REQUIRED WORK: Leaving out every picture, retype the lines below from the top through the one that contains "const yDropYield = [186.6, 186.3];".

»»

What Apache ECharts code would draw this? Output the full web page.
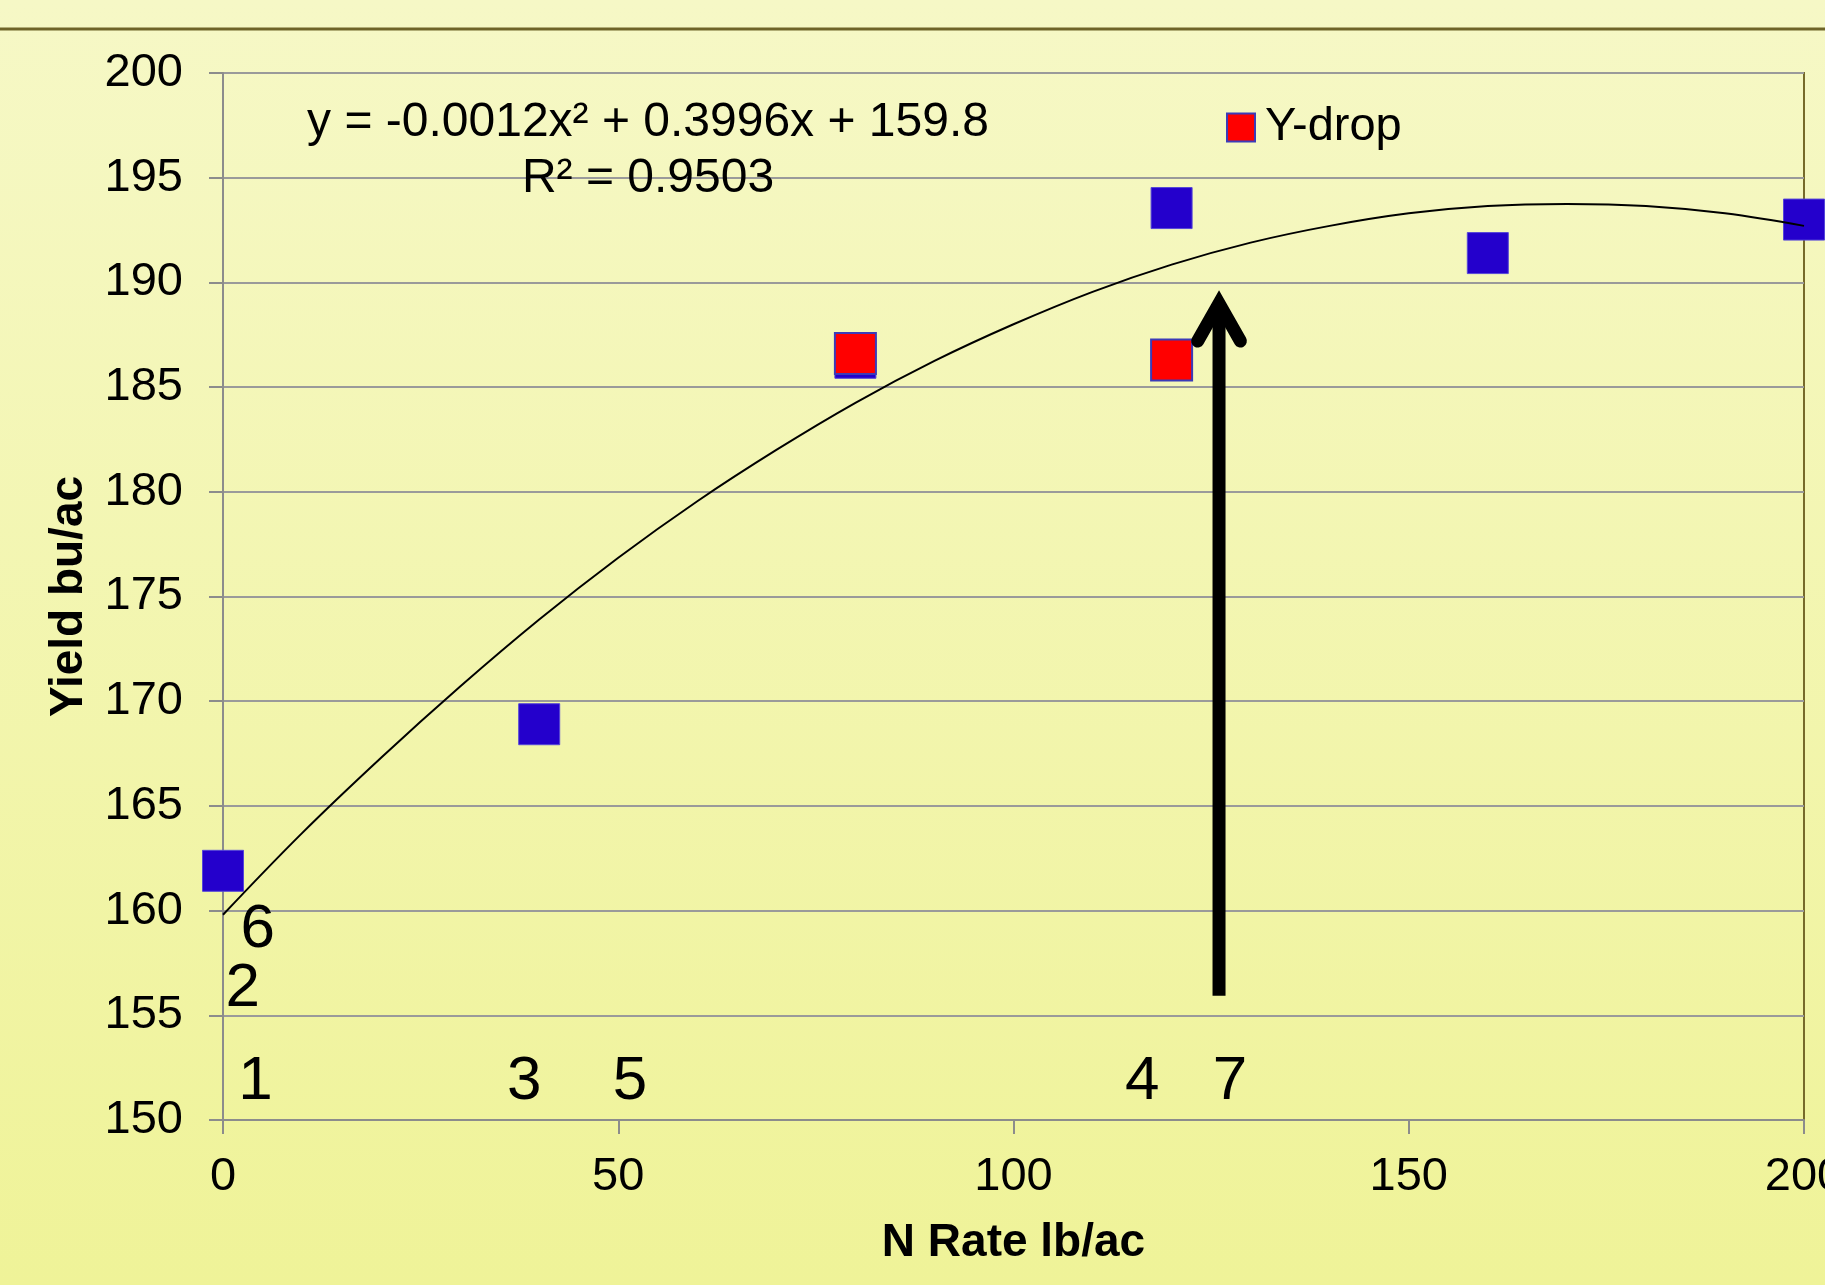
<!DOCTYPE html>
<html>
<head>
<meta charset="utf-8">
<script src="https://cdn.jsdelivr.net/npm/echarts@6/dist/echarts.min.js"></script>
<style>
  html, body { margin: 0; padding: 0; }
  #chart { width: 1825px; height: 1285px; }
</style>
</head>
<body>
<div id="chart"></div>
<script>
// ---- data ----
const nRate = [0, 40, 80, 120, 160, 200];
const yieldN = [161.9, 168.9, 186.4, 193.55, 191.4, 193.0];

const yDropRate = [80, 120];
const yDropYield = [186.6, 186.3];

const trendX = [0, 10, 20, 30, 40, 50, 60, 70, 80, 90, 100, 110, 120, 130, 140, 150, 160, 170, 180, 190, 200];
const trendY = [159.8, 163.7, 167.3, 170.7, 173.9, 176.85, 179.55, 182.0, 184.25, 186.25, 188.0, 189.55, 190.85, 191.9, 192.7, 193.3, 193.65, 193.75, 193.65, 193.3, 192.7];

const markText = ['1', '2', '3', '4', '5', '6', '7'];
const markX = [4.1, 2.5, 38.1, 116.3, 51.5, 4.4, 127.4];
const markY = [151.8, 156.25, 151.8, 151.8, 151.8, 159.1, 151.8];

const arrowShaftX = [126, 126];
const arrowShaftY = [155.93, 188.9];
const arrowHeadX = [123.3, 126, 128.7];
const arrowHeadY = [187.2, 189.0, 187.2];

const xTicks = { min: 0, max: 200, interval: 50 };
const yTicks = { min: 150, max: 200, interval: 5 };

const equationText = 'y = -0.0012x² + 0.3996x + 159.8';
const r2Text = 'R² = 0.9503';
const xTitle = 'N Rate lb/ac';
const yTitle = 'Yield bu/ac';
const legendName = 'Y-drop';

// ---- chart ----
const FONT = '"Liberation Sans", Arial, sans-serif';
const zip = (a, b) => a.map((v, i) => [v, b[i]]);

const chart = echarts.init(document.getElementById('chart'), null, { renderer: 'canvas' });

const option = {
  animation: false,
  backgroundColor: new echarts.graphic.LinearGradient(0, 0, 0, 1, [
    { offset: 0, color: '#f6f8c6' },
    { offset: 1, color: '#eff398' }
  ]),
  textStyle: { fontFamily: FONT },
  grid: {
    left: 223, right: 21, top: 73, bottom: 165,
    containLabel: false, outerBoundsMode: 'none',
    show: true, borderColor: '#766a2a', borderWidth: 2, backgroundColor: 'transparent'
  },
  legend: {
    data: [legendName],
    left: 1226, top: 104, padding: 0,
    icon: 'rect', itemWidth: 28, itemHeight: 28,
    textStyle: { fontSize: 47, color: '#000', fontFamily: FONT, padding: [0, 0, 0, 5] }
  },
  xAxis: {
    type: 'value', min: xTicks.min, max: xTicks.max, interval: xTicks.interval,
    name: xTitle, nameLocation: 'middle', nameGap: 100,
    nameTextStyle: { fontSize: 46, fontWeight: 'bold', color: '#000', fontFamily: FONT },
    axisLine: { show: true, lineStyle: { color: '#8c8c8c', width: 2 } },
    axisTick: { show: true, length: 14, inside: false, lineStyle: { color: '#8c8c8c', width: 2 } },
    axisLabel: { fontSize: 47, color: '#000', margin: 34, fontFamily: FONT, hideOverlap: false },
    splitLine: { show: false }
  },
  yAxis: {
    type: 'value', min: yTicks.min, max: yTicks.max, interval: yTicks.interval,
    name: yTitle, nameLocation: 'middle', nameGap: 131, nameRotate: 90,
    nameTextStyle: { fontSize: 46, fontWeight: 'bold', color: '#000', fontFamily: FONT },
    axisLine: { show: true, lineStyle: { color: '#8c8c8c', width: 2 } },
    axisTick: { show: true, length: 14, inside: false, lineStyle: { color: '#8c8c8c', width: 2 } },
    axisLabel: { fontSize: 47, color: '#000', margin: 40, fontFamily: FONT },
    splitLine: { show: true, lineStyle: { color: '#9a9a9a', width: 2 } }
  },
  series: [
    {
      name: 'Yield', type: 'scatter', symbol: 'rect', symbolSize: 41,
      data: zip(nRate, yieldN), clip: false, z: 2,
      itemStyle: { color: '#2400cc', borderColor: '#5546d8', borderWidth: 1, opacity: 1 }
    },
    {
      name: legendName, type: 'scatter', symbol: 'rect', symbolSize: 41,
      data: zip(yDropRate, yDropYield), z: 3,
      itemStyle: { color: '#ff0000', borderColor: '#3b3bb8', borderWidth: 2, opacity: 1 }
    },
    {
      name: 'trend', type: 'line', smooth: 0.4, showSymbol: false, symbol: 'none',
      data: zip(trendX, trendY), z: 4, silent: true,
      lineStyle: { color: '#000', width: 2 }
    },
    {
      name: 'arrowShaft', type: 'line', symbol: 'none', z: 5, silent: true,
      data: zip(arrowShaftX, arrowShaftY),
      lineStyle: { color: '#000', width: 13, cap: 'butt' }
    },
    {
      name: 'arrowHead', type: 'line', symbol: 'none', z: 5, silent: true,
      data: zip(arrowHeadX, arrowHeadY),
      lineStyle: { color: '#000', width: 13, cap: 'round', join: 'miter' }
    },
    {
      name: 'marks', type: 'scatter', symbol: 'circle', symbolSize: 1, z: 6, silent: true,
      itemStyle: { color: 'rgba(0,0,0,0)', opacity: 1 },
      data: markText.map((t, i) => ({ name: t, value: [markX[i], markY[i]] })),
      label: {
        show: true, position: 'inside', formatter: p => p.name,
        fontSize: 62, color: '#000000', opacity: 1, fontFamily: FONT,
        textBorderWidth: 0
      }
    }
  ],
  graphic: [
    {
      type: 'line', shape: { x1: 0, y1: 29, x2: 1825, y2: 29 },
      style: { stroke: '#6e6428', lineWidth: 3 }, z: 10
    },
    {
      type: 'text', x: 648, y: 123, z: 10,
      style: { text: equationText, fontSize: 48, fontFamily: FONT, fill: '#000', align: 'center', verticalAlign: 'middle' }
    },
    {
      type: 'text', x: 648, y: 179, z: 10,
      style: { text: r2Text, fontSize: 48, fontFamily: FONT, fill: '#000', align: 'center', verticalAlign: 'middle' }
    }
  ]
};

chart.setOption(option);
</script>
</body>
</html>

««

EXPECTED OUTPUT:
What Apache ECharts code would draw this? Output the full web page.
<!DOCTYPE html>
<html>
<head>
<meta charset="utf-8">
<script src="https://cdn.jsdelivr.net/npm/echarts@6/dist/echarts.min.js"></script>
<style>
  html, body { margin: 0; padding: 0; }
  #chart { width: 1825px; height: 1285px; }
</style>
</head>
<body>
<div id="chart"></div>
<script>
// ---- data ----
const nRate = [0, 40, 80, 120, 160, 200];
const yieldN = [161.9, 168.9, 186.4, 193.55, 191.4, 193.0];

const yDropRate = [80, 120];
const yDropYield = [186.6, 186.3];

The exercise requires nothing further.